> Direction
The material below has pictures in it. Set down only the lines from the line containing "Recreate this image" through the line containing "XAxis, YAxis, CartesianGrid", word for word, and leave the pictures behind.

> Dataset entries
* * * * *

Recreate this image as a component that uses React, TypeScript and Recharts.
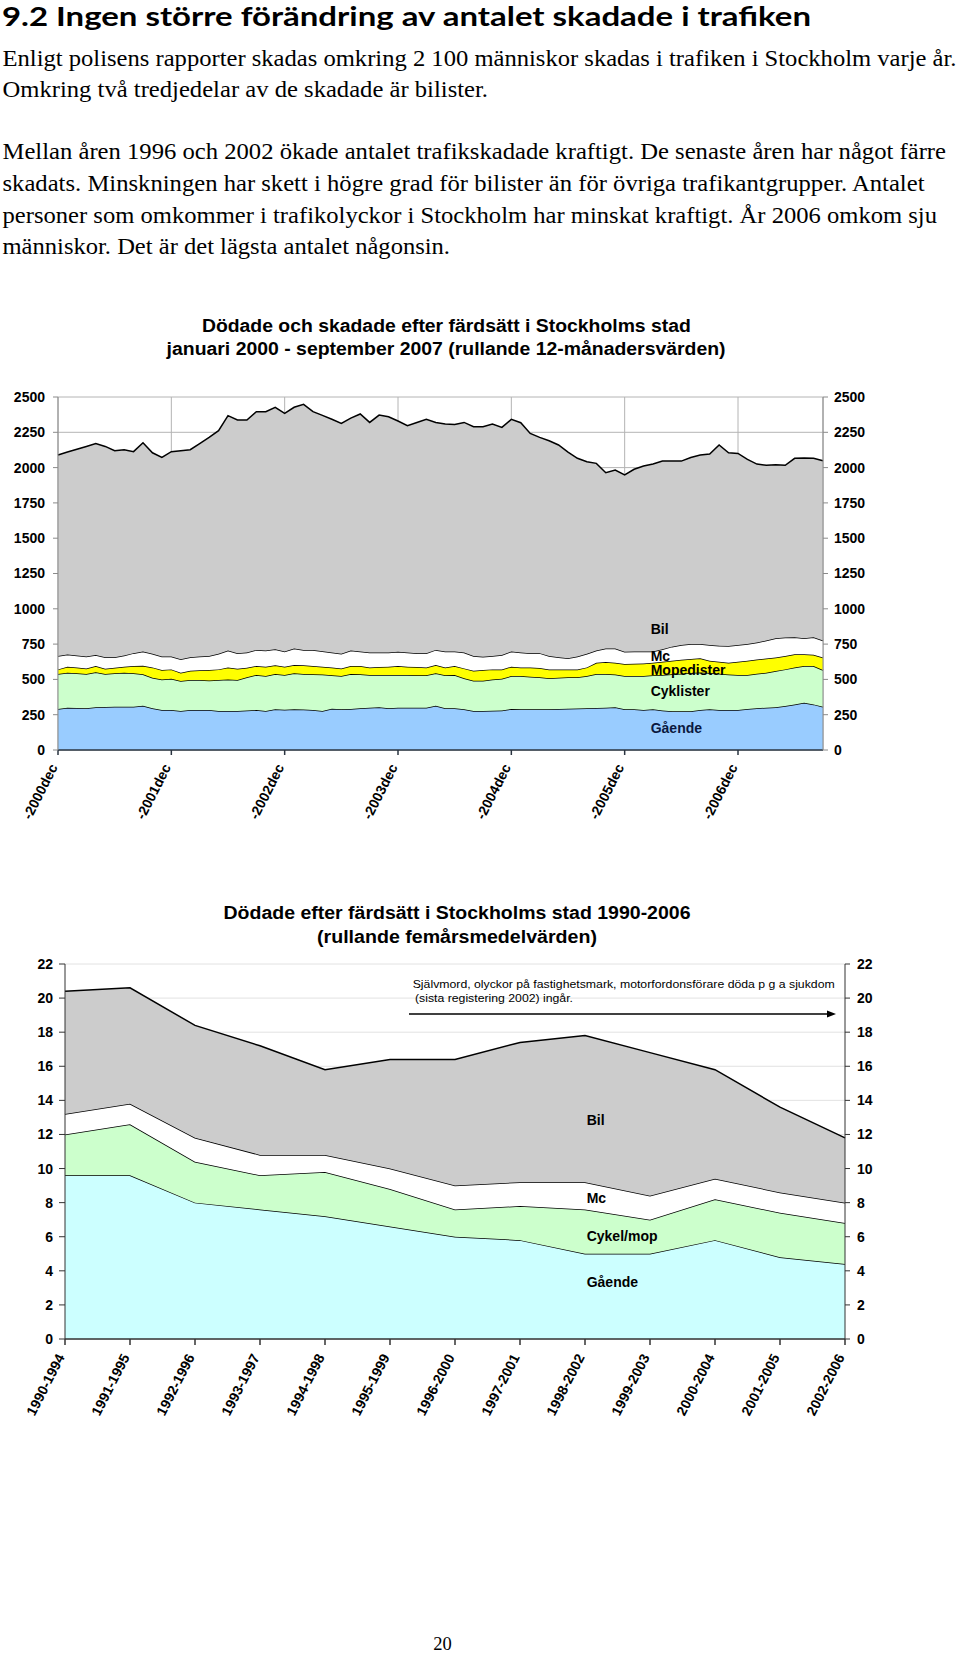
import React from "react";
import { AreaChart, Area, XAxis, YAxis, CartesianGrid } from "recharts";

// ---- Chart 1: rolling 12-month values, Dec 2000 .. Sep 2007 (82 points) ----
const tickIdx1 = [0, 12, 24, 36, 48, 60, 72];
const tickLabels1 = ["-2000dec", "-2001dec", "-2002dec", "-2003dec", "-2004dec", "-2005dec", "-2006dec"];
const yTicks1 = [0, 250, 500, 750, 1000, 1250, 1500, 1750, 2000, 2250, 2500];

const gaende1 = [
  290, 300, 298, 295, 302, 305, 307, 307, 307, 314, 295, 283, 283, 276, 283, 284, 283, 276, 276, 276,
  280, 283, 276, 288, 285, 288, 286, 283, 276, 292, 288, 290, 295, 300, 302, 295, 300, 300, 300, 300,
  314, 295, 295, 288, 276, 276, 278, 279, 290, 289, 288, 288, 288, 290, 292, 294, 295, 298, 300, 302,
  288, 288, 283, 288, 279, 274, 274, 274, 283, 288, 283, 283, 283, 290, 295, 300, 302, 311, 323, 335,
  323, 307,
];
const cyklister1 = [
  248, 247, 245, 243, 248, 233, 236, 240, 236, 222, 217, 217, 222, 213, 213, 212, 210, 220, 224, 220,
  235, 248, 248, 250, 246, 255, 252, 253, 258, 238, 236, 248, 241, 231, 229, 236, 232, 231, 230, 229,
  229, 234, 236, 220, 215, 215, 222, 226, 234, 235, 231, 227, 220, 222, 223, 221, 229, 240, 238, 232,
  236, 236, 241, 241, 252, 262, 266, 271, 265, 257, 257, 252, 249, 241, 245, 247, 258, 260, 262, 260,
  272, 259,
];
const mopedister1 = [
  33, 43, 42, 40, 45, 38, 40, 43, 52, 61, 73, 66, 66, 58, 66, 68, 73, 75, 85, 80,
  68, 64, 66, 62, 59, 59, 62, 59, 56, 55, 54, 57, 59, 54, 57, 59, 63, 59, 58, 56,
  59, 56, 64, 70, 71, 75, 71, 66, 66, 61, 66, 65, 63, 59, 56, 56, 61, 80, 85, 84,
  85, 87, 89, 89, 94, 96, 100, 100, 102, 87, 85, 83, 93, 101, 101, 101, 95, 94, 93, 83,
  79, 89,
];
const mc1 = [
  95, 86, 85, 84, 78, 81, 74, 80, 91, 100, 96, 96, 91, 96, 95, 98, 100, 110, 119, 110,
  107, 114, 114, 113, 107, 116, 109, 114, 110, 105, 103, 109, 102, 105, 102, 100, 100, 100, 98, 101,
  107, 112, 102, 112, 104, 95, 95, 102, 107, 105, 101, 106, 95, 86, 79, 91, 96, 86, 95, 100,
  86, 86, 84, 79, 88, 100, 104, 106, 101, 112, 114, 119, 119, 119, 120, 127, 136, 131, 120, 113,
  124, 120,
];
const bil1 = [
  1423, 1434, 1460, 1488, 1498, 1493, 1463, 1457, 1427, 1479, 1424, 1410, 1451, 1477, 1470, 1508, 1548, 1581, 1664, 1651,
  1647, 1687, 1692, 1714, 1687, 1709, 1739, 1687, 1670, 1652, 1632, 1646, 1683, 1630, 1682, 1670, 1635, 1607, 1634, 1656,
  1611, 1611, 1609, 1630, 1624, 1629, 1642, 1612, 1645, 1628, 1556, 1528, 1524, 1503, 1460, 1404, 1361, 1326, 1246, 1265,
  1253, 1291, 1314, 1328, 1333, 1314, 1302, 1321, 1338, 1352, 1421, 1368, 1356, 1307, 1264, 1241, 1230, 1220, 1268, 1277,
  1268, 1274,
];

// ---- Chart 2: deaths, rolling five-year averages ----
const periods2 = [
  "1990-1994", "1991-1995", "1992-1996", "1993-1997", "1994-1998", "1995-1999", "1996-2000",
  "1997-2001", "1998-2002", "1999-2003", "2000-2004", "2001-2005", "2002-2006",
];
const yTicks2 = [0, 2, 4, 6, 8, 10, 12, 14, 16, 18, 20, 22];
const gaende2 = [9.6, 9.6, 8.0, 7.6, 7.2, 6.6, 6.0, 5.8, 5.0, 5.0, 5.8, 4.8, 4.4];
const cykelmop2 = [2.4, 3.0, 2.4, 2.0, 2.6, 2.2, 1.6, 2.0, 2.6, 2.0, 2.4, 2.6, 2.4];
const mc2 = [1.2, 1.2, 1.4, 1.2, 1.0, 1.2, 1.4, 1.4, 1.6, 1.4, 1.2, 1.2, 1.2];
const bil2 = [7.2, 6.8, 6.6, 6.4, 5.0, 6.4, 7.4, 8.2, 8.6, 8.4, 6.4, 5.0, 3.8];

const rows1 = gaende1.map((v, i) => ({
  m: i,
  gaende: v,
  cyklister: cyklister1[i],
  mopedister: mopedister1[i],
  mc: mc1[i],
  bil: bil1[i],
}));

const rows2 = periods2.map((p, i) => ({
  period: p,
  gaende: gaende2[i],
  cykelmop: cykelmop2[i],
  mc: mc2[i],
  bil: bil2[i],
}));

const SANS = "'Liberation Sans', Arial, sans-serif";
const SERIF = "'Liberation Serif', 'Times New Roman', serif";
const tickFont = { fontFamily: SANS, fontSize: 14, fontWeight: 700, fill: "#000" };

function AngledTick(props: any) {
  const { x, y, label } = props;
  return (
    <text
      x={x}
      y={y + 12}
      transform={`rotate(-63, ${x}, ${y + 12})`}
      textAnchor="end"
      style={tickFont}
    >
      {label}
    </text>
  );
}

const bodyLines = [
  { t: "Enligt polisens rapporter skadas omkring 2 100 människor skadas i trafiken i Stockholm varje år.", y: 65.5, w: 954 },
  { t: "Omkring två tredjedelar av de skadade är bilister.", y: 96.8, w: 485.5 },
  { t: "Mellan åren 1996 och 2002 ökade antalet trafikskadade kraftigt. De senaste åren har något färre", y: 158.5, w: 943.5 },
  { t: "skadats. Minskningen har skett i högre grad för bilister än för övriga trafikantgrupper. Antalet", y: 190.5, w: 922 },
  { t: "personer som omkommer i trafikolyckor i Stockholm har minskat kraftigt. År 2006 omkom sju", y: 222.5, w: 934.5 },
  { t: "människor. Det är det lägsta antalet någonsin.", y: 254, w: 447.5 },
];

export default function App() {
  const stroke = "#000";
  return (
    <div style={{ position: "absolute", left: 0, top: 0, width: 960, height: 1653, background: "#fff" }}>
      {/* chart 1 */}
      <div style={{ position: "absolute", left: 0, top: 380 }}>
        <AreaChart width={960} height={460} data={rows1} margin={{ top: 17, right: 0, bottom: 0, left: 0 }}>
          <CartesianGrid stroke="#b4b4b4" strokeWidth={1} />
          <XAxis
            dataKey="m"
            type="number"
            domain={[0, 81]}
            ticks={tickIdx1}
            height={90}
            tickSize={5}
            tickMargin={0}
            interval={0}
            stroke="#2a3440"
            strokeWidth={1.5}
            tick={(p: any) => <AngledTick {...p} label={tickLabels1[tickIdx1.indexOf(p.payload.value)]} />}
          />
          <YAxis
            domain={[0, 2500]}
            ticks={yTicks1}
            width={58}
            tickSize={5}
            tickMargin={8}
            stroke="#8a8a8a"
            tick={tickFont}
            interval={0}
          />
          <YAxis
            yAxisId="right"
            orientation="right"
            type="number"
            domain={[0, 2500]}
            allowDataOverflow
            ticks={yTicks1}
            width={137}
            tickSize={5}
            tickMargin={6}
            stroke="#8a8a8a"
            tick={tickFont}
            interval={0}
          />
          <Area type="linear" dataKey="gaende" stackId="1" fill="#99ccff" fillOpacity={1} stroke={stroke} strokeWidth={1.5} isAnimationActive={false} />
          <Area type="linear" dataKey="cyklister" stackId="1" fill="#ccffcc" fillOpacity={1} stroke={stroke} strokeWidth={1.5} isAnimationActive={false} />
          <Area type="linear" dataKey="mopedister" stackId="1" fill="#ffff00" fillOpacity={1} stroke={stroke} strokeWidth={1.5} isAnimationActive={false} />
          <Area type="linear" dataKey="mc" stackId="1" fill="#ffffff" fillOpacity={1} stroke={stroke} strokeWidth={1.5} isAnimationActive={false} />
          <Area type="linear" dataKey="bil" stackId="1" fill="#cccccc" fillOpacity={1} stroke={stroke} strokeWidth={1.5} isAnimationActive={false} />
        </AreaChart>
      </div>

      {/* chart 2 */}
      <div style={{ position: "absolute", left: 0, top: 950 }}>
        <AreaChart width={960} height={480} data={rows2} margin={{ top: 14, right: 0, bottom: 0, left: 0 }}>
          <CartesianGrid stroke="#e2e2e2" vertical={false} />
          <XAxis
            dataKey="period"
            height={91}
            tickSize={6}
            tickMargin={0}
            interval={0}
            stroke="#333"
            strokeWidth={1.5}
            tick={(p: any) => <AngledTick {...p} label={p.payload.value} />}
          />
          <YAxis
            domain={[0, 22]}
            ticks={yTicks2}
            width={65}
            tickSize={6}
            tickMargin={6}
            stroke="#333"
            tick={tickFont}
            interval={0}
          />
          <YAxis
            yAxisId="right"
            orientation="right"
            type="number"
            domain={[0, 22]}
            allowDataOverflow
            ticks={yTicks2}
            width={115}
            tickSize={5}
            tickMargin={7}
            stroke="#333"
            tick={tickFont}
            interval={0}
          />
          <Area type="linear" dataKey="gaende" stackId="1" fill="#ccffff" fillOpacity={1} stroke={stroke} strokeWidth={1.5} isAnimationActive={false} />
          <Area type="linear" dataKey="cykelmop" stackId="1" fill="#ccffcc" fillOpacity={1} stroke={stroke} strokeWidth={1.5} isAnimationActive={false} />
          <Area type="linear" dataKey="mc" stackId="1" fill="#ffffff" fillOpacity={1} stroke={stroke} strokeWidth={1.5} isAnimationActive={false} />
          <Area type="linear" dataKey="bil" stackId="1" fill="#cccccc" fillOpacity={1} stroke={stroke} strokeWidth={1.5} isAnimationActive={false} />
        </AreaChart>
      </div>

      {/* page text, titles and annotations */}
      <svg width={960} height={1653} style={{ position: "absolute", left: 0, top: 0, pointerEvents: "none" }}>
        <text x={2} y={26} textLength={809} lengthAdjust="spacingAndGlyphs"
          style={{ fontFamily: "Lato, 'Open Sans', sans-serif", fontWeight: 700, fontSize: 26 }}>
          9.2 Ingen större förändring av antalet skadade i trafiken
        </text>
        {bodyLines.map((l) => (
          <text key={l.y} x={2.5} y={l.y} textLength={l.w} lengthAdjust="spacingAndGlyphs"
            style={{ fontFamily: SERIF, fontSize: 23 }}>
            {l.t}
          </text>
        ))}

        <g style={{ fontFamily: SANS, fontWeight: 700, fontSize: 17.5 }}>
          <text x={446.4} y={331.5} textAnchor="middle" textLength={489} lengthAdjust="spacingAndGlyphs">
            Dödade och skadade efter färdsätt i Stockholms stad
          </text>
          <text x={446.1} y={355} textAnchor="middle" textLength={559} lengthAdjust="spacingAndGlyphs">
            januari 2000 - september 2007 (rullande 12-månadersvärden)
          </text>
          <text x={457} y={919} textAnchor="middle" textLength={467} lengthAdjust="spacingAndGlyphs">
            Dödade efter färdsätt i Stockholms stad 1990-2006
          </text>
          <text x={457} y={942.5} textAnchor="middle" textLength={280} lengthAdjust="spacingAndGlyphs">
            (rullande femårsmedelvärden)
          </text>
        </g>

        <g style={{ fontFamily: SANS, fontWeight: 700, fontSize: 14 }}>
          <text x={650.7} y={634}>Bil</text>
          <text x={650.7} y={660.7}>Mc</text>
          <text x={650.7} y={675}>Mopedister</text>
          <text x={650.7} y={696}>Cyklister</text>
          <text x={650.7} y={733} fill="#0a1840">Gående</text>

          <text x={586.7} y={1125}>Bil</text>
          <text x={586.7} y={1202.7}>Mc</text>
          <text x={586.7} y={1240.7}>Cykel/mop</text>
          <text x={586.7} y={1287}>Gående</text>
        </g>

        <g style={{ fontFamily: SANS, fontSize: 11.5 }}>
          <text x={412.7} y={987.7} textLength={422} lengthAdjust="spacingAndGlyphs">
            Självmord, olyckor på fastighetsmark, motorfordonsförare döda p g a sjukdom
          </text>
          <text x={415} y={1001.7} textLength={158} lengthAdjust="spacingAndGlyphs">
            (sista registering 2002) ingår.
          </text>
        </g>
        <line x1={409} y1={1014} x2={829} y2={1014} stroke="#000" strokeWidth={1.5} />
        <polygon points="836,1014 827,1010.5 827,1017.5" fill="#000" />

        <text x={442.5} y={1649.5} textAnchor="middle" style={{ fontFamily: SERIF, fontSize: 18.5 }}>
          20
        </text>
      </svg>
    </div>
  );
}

* * * * *

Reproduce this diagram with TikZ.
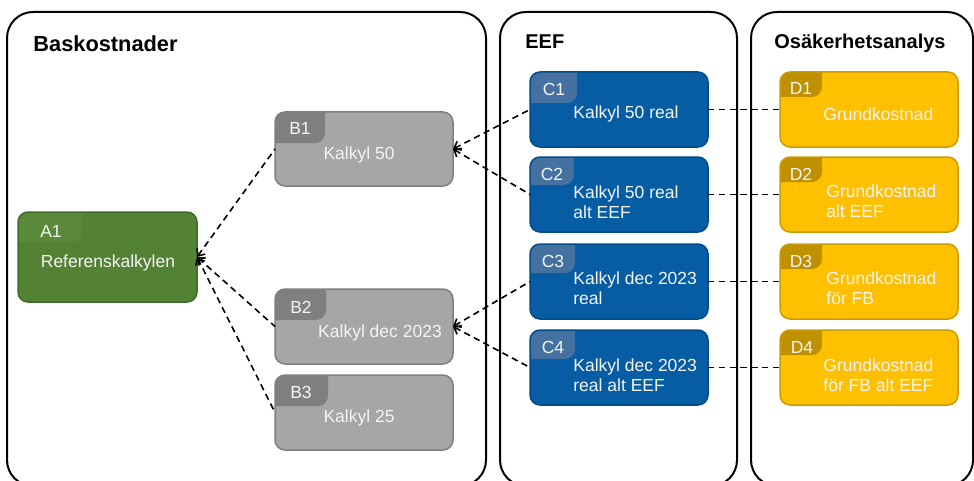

* * * * *

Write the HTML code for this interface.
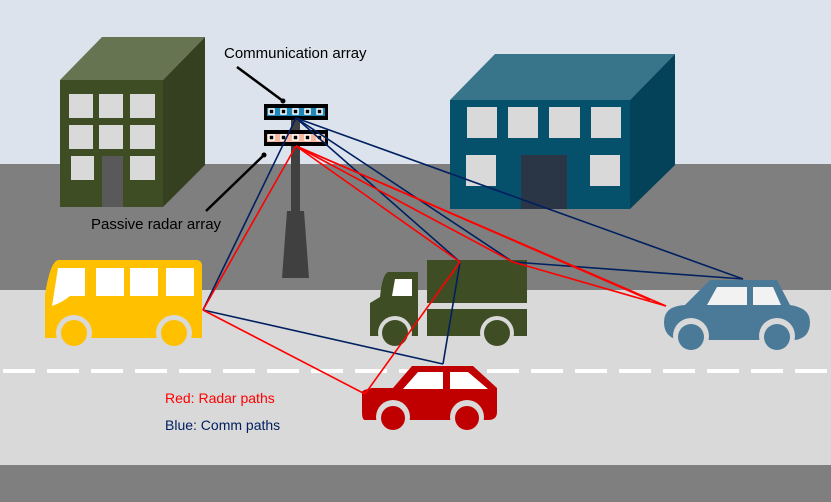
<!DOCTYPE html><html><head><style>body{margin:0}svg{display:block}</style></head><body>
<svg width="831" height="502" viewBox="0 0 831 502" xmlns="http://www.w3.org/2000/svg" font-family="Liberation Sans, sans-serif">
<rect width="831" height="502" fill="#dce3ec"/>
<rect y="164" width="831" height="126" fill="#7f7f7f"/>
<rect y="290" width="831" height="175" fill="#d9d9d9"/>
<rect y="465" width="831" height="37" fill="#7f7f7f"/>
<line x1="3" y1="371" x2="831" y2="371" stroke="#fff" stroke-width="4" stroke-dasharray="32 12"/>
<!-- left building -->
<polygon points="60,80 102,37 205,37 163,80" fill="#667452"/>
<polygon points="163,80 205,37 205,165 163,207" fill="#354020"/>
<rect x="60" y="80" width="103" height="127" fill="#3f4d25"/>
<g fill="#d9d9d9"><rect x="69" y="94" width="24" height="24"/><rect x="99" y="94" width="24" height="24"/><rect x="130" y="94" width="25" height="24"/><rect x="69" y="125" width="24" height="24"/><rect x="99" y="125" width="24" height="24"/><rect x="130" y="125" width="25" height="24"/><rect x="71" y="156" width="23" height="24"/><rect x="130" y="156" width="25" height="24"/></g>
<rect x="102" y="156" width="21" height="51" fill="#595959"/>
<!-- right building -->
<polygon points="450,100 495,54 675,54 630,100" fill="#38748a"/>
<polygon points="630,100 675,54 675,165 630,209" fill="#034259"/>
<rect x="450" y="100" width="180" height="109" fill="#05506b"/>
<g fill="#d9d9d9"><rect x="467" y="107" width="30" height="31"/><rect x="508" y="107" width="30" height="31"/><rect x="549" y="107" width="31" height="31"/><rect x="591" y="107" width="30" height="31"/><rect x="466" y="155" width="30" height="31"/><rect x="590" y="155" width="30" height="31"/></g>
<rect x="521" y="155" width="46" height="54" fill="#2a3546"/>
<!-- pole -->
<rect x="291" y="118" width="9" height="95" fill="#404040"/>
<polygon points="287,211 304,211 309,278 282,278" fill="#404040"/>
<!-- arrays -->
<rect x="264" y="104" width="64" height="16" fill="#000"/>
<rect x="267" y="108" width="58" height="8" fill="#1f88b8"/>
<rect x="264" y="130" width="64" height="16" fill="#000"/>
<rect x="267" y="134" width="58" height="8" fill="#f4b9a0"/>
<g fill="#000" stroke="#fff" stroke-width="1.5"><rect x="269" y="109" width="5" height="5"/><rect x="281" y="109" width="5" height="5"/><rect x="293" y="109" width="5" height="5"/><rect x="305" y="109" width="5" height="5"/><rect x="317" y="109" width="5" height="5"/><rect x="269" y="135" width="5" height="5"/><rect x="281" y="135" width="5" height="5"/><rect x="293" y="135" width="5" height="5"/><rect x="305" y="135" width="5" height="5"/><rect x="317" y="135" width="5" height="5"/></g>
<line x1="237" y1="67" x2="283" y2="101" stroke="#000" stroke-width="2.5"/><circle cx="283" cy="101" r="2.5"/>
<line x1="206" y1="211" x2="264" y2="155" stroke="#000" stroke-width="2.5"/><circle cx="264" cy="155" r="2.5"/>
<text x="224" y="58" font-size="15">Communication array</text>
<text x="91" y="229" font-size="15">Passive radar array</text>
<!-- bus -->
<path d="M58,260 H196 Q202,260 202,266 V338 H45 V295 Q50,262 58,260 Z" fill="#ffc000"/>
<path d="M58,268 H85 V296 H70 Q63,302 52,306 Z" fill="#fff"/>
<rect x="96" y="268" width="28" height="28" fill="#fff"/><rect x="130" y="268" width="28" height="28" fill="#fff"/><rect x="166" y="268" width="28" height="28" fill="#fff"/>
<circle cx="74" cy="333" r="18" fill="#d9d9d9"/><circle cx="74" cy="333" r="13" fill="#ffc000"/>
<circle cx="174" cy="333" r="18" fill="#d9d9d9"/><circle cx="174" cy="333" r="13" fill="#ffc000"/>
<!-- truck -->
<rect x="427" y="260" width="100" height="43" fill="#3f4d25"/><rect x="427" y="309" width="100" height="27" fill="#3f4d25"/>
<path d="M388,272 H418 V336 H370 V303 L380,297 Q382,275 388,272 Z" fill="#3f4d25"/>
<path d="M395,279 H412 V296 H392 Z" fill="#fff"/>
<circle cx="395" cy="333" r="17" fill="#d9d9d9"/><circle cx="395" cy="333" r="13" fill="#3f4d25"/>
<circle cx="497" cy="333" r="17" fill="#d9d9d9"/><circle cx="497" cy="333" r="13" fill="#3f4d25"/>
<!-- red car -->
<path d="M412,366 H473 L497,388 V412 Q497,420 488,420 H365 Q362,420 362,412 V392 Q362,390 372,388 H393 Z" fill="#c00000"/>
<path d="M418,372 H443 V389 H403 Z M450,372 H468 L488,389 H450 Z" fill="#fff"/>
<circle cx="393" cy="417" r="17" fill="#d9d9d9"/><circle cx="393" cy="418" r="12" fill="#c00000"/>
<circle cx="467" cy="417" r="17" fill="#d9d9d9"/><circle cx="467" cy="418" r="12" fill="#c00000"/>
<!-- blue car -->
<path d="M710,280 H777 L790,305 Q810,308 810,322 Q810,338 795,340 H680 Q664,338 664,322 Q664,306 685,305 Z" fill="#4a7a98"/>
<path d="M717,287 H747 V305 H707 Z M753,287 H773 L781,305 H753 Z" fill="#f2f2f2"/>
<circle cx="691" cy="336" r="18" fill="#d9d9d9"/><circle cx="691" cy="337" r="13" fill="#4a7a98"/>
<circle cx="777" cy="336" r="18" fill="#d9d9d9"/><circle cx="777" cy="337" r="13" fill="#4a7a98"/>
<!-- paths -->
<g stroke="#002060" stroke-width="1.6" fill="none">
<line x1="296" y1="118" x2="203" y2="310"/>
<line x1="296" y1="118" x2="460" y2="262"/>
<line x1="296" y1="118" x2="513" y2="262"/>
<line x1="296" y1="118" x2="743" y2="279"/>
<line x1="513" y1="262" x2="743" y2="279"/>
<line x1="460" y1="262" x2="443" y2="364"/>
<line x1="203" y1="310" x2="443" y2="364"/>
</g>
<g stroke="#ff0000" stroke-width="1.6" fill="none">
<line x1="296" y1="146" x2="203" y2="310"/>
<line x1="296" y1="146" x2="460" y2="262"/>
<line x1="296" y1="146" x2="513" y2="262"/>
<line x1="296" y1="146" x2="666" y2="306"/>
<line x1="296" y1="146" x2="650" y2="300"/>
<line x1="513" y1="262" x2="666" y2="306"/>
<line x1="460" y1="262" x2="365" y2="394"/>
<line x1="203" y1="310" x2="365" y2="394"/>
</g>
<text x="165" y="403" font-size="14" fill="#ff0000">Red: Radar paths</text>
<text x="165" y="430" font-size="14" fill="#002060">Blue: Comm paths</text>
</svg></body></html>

* * * * *

> Answer
Recreate this image as a component that uses React, TypeScript and Recharts.
import React from "react";
import { AreaChart, Area, XAxis, YAxis, CartesianGrid } from "recharts";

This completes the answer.